Claims that the new head of the British national student union is anti-Semitic are false and part of a “witch-hunt” and “Islamophobic campaign,” Jewish former student leaders wrote in a letter supporting Malia Bouattia.

Bouattia, who is Muslim, was elected president of the National Union of Students last week but has faced criticism from some who said her anti-Israel activism includes anti-Jewish rhetoric.

The letter to the UK’s Jewish Chronicle said such criticism was part of a series of “a wider narrative” of “racist attacks” against other Muslim leaders.

“It is a narrative that as Jews we should oppose without qualification,” the letter, whose 10 signatories include three former national executive members of the student union, said of such campaigns, accusing them of conflating “opposition to Israel with anti-Jewish prejudice.”

The letter praised Bouattia as having an “outstanding and principled record as an anti-racist activist and NUS Black Students Officer,” and said she had spoken at a pro-refugee event that had included a banner opposing anti-Semitism, along with other forms of prejudice.

The letter was in response to an opinion piece published by the Jewish Chronicle, which was highly critical of Bouattia and called her “a symbolic of the poison of the regressive Left.”

Other British Jews have expressed concern about Bouattia’s appointment.
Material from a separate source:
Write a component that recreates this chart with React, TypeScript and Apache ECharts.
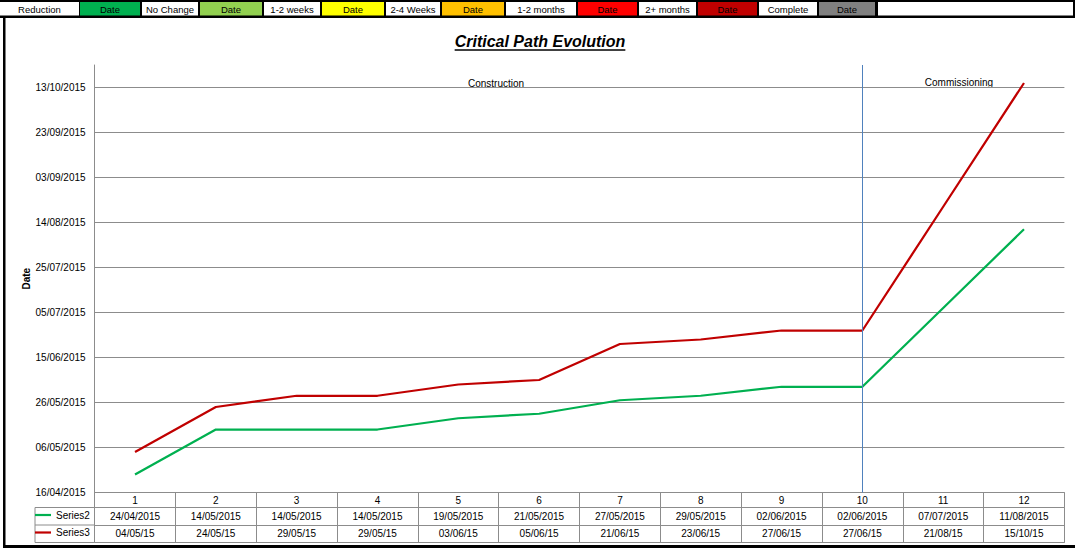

“Many Jewish students have not been satisfied with Malia’s response so far to the concerns raised by Jewish students over the last few weeks,” the Union of Jewish Students said in a statement following her election.
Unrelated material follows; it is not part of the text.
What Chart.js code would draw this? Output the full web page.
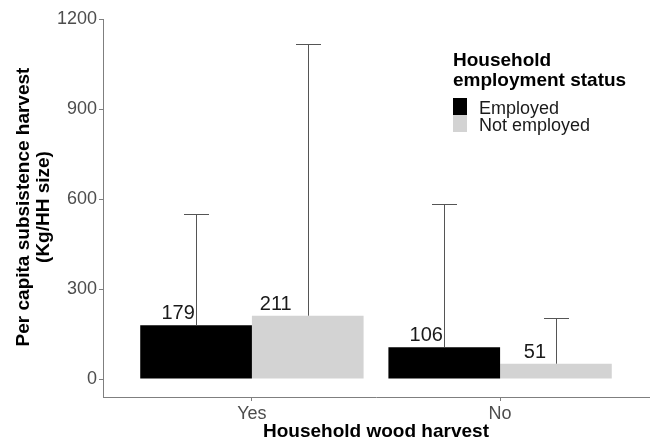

Prior to Bouattia’s election, more than 50 leaders of Jewish societies at British universities called her out on a controversial blog post she co-authored in 2011. In the post, Bouattia called The University of Birmingham “something of a Zionist outpost in British Higher Education,” adding that the campus “also has the largest JSoc [Jewish Society] in the country whose leadership is dominated by Zionist activists.”

“Our question for you is clear: why do you see a large Jewish Society as a problem?” the Jewish leaders asked Bouattia in their letter.

In response, Bouattia said that her criticism of Israel should not be misconstrued as anti-Semitism and that she does not see large Jewish campus groups as a problem.